# WHAT YOU WILL DO:
Strip the pictures and reproduce the rest of the listing exactly.
**** DATASET EXCERPT
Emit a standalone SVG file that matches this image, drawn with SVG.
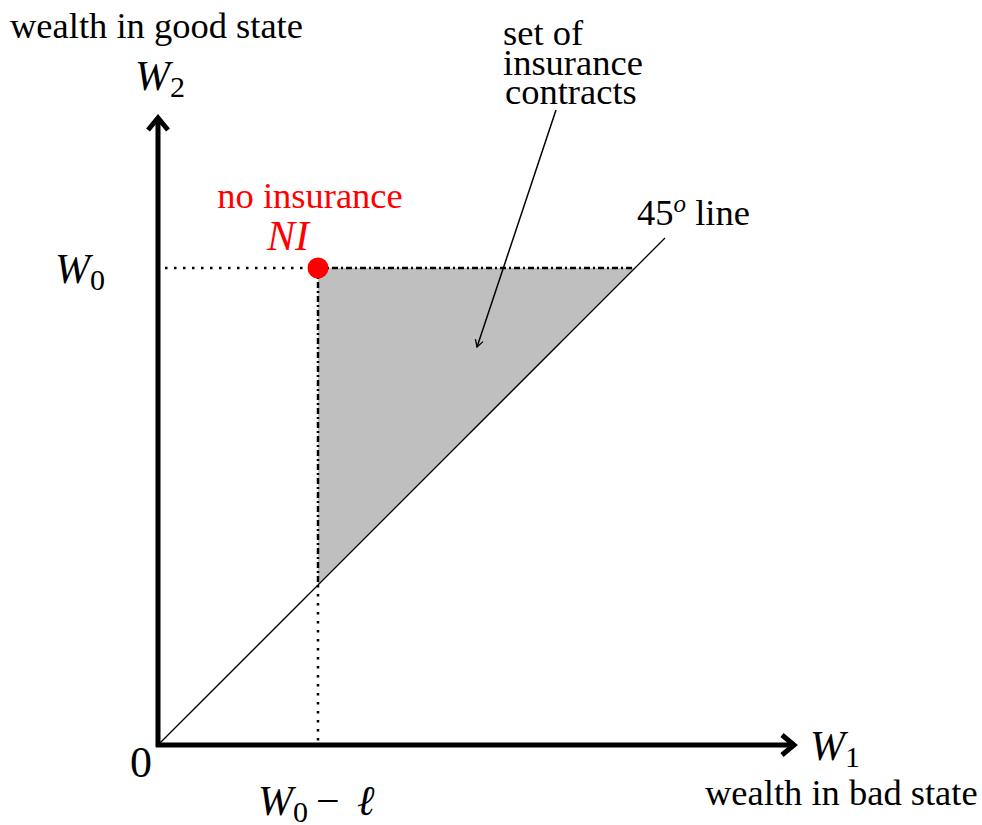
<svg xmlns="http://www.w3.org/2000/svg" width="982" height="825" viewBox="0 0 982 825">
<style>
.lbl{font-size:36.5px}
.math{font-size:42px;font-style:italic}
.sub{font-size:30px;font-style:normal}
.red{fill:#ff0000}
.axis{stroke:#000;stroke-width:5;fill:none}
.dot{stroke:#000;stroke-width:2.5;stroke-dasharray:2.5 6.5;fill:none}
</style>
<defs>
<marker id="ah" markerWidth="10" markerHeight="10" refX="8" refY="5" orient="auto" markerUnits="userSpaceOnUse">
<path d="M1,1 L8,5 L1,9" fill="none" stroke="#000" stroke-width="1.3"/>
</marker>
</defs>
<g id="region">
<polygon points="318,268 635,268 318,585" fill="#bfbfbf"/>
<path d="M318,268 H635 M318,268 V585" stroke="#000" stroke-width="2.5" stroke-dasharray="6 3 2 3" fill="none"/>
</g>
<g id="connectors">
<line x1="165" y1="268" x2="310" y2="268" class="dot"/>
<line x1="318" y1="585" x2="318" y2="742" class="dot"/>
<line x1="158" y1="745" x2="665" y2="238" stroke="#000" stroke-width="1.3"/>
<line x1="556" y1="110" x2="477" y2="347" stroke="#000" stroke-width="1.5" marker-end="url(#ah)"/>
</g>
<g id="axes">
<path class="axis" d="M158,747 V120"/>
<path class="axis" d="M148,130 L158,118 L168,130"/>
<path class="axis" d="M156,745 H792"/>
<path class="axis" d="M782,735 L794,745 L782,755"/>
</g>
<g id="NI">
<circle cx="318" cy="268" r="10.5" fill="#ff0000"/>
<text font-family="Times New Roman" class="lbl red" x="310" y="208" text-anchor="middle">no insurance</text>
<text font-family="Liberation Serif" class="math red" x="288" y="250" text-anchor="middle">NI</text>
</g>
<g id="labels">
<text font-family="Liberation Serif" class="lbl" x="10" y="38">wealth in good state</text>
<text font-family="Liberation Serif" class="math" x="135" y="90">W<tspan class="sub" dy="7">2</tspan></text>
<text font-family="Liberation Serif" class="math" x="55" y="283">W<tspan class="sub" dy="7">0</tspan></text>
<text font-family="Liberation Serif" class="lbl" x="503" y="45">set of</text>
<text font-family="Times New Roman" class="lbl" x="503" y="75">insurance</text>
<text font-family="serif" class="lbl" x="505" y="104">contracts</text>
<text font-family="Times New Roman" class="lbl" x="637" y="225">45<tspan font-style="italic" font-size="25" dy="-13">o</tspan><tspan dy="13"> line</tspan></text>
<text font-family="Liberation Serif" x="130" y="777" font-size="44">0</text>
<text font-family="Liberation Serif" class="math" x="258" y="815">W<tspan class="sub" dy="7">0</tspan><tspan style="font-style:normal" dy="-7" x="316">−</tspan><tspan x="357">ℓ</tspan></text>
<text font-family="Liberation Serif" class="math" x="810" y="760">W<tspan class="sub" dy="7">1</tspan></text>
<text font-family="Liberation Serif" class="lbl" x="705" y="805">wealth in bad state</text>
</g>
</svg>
********
# RESULT BELOW:
Emit a standalone SVG file that matches this image, drawn with SVG.
<svg xmlns="http://www.w3.org/2000/svg" width="982" height="825" viewBox="0 0 982 825">
<style>
.lbl{font-size:36.5px}
.math{font-size:42px;font-style:italic}
.sub{font-size:30px;font-style:normal}
.red{fill:#ff0000}
.axis{stroke:#000;stroke-width:5;fill:none}
.dot{stroke:#000;stroke-width:2.5;stroke-dasharray:2.5 6.5;fill:none}
</style>
<defs>
<marker id="ah" markerWidth="10" markerHeight="10" refX="8" refY="5" orient="auto" markerUnits="userSpaceOnUse">
<path d="M1,1 L8,5 L1,9" fill="none" stroke="#000" stroke-width="1.3"/>
</marker>
</defs>
<g id="region">
<polygon points="318,268 635,268 318,585" fill="#bfbfbf"/>
<path d="M318,268 H635 M318,268 V585" stroke="#000" stroke-width="2.5" stroke-dasharray="6 3 2 3" fill="none"/>
</g>
<g id="connectors">
<line x1="165" y1="268" x2="310" y2="268" class="dot"/>
<line x1="318" y1="585" x2="318" y2="742" class="dot"/>
<line x1="158" y1="745" x2="665" y2="238" stroke="#000" stroke-width="1.3"/>
<line x1="556" y1="110" x2="477" y2="347" stroke="#000" stroke-width="1.5" marker-end="url(#ah)"/>
</g>
<g id="axes">
<path class="axis" d="M158,747 V120"/>
<path class="axis" d="M148,130 L158,118 L168,130"/>
<path class="axis" d="M156,745 H792"/>
<path class="axis" d="M782,735 L794,745 L782,755"/>
</g>
<g id="NI">
<circle cx="318" cy="268" r="10.5" fill="#ff0000"/>
<text font-family="Times New Roman" class="lbl red" x="310" y="208" text-anchor="middle">no insurance</text>
<text font-family="Liberation Serif" class="math red" x="288" y="250" text-anchor="middle">NI</text>
</g>
<g id="labels">
<text font-family="Liberation Serif" class="lbl" x="10" y="38">wealth in good state</text>
<text font-family="Liberation Serif" class="math" x="135" y="90">W<tspan class="sub" dy="7">2</tspan></text>
<text font-family="Liberation Serif" class="math" x="55" y="283">W<tspan class="sub" dy="7">0</tspan></text>
<text font-family="Liberation Serif" class="lbl" x="503" y="45">set of</text>
<text font-family="Times New Roman" class="lbl" x="503" y="75">insurance</text>
<text font-family="serif" class="lbl" x="505" y="104">contracts</text>
<text font-family="Times New Roman" class="lbl" x="637" y="225">45<tspan font-style="italic" font-size="25" dy="-13">o</tspan><tspan dy="13"> line</tspan></text>
<text font-family="Liberation Serif" x="130" y="777" font-size="44">0</text>
<text font-family="Liberation Serif" class="math" x="258" y="815">W<tspan class="sub" dy="7">0</tspan><tspan style="font-style:normal" dy="-7" x="316">−</tspan><tspan x="357">ℓ</tspan></text>
<text font-family="Liberation Serif" class="math" x="810" y="760">W<tspan class="sub" dy="7">1</tspan></text>
<text font-family="Liberation Serif" class="lbl" x="705" y="805">wealth in bad state</text>
</g>
</svg>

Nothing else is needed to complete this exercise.